Uwikłanie Zygmunta Miłoszewskiego wydawnictwa WAB została nagrodzona na 5 Festiwalu Kryminału Nagrodą Wielkiego Kalibru dla najlepszej polskiej książki kryminalnej i sensacyjnej 2007 roku. Ja trzymałem kicuki za Spinalongę Jacka Rębacza, ale Uwikłanie okazało się lepsze. Ciekawą recenzję książki przedstawił Jerzy Pilch, który wybrał do niej fragment, z którym pewnie wiele osób się zgodzi… 🙂
„Politycy żyli w wyizolowanym świecie, przekonani, że cały czas robią coś szalenie ważnego, o czym koniecznie trzeba opowiedzieć na konferencji prasowej. W przekonaniu o własnej ważności utwierdzali ich podekscytowani sprawozdawcy polityczni, którzy też wierzyli w wagę wydarzeń zapewne po to, aby zracjonalizować swoją pozbawioną treści pracę. A i tak – mimo wysiłków obu grup i zmasowanego ataku medialnego nieważnych informacji przedstawianych jako istotne – cały naród miał ich w dupie”.

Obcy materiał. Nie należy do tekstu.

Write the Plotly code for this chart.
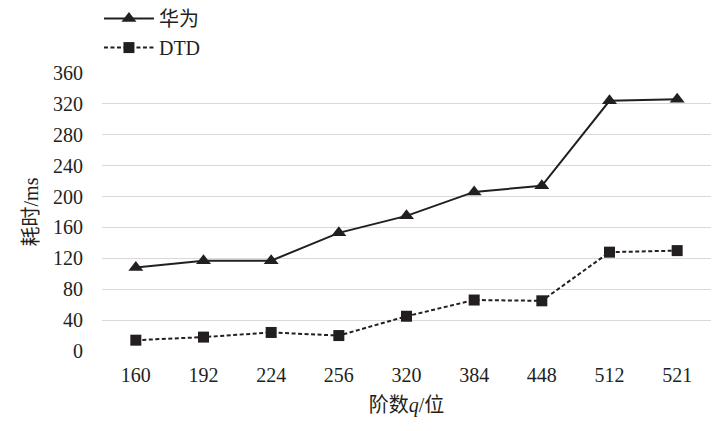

Zygmunt Miłoszewski (ur. 8 maja 1976) w Warszawie – pisarz. Od połowy lat 90-tych pracuje jako dziennikarz. Zaczynał w „Super Expressie”, gdzie specjalizował się w relacjonowaniu procesów sądowych, przez kilka lat był stałym felietonistą „Metropolu”, od roku 2003 związał się z „Newsweekiem”. Debiutował w 2005 roku powieścią utrzymaną w konwencji horroru „Domofon”, po której krytycy nazwali go „polskim Stephenem Kingiem”. Niemiecki i holenderski przekład przygotowywane są na drugą połowę 2007 roku. Trwają też prace nad ekranizacją książki przez Juliusza Machulskiego. W 2006 roku wydał baśń przygodową dla dzieci „Góry Żmijowe”. Jego druga powieść „Uwikłanie” ukazała się w 2007 roku. Entuzjastyczną recenzję poświęcił jej Jerzy Pilch. Miłoszewski porzucił tu horrorowy sztafaż tworząc pełnokrwistą powieść kryminalną z bogato odmalowanym współczesnym tłem obyczajowym i błyskotliwie poprowadzoną intrygą.
Nagrodę Wielkiego Kalibru przyznano również Tatianie Polakowej autorce książek „Karaoke dla damy z pieskiem”, „Wielki seks w małym mieście”, „Ekskluzywny macho”, „Smak lodowego pocałunku”, „Hasta la vista, baby”, „Lady Feniks”, które ukazują się w Polsce nakładem Przedsiębiorstwa Wydawniczego Rzeczpospolita.
W poprzednich edycjach Festiwalu Krymianłu wygrywali: Marek Krajewski – „Koniec świata w Breslau” WAB, Paweł Jaszczuk – „Forest Umbro” Rebis, Marek Harny – „Pismak” Prószyński i S-ka oraz Marcin Świetlicki – „Dwanaście” EMG.
Teodora Szackiego, warszawskiego prokuratora, łatwo rozpoznać na miejscu zbrodni. Wysoki, szczupły, w zbyt dobrym jak na urzędnika garniturze, o młodej twarzy, z którą kontrastują zupełnie siwe włosy. Stoi trochę z boku, wściekły, że znów kogoś zamordowano po siedemnastej, dokonując zamachu na jego poukładane życie rodzinne lub – zależnie od dnia– przeszkadzając mu w nieudolnym flircie, który może to poukładane życie doszczętnie zburzyć.
W chłodną niedzielę 5 czerwca 2005 roku Szacki rozpoczyna nowe śledztwo. W klasztorze,w centrum miasta, zamordowano jednego z uczestników niekonwencjonalnej terapii grupowej, w czasie której pacjenci wcielali się w role swoich bliskich. Przypadkowe zabójstwo podczas włamania? Taka jest oficjalna wersja, gdyż Szackiemu trudno uwierzyć w hipotezę, że sprawcą zbrodni jest któryś z uczestników terapii. A jeśli tak, to dlaczego? Czy motywu należy szukać w nich samych, czy w osobach, które odgrywali podczas terapii? Każde przesłuchanie dostarcza informacji jeszcze bardziej wikłających sprawę. Prokurator ma nadzieję, że dokładne zbadanie przeszłości denata – osoby pozornie nieciekawej i bezbarwnej – pozwoli wykryć przyczynę zabójstwa i znaleźć sprawcę. Są jednak tajemnice, których nie odkrywa się bezkarnie – rodzinne tajemnice strzeżone przez siły potężniejsze niż rodzina.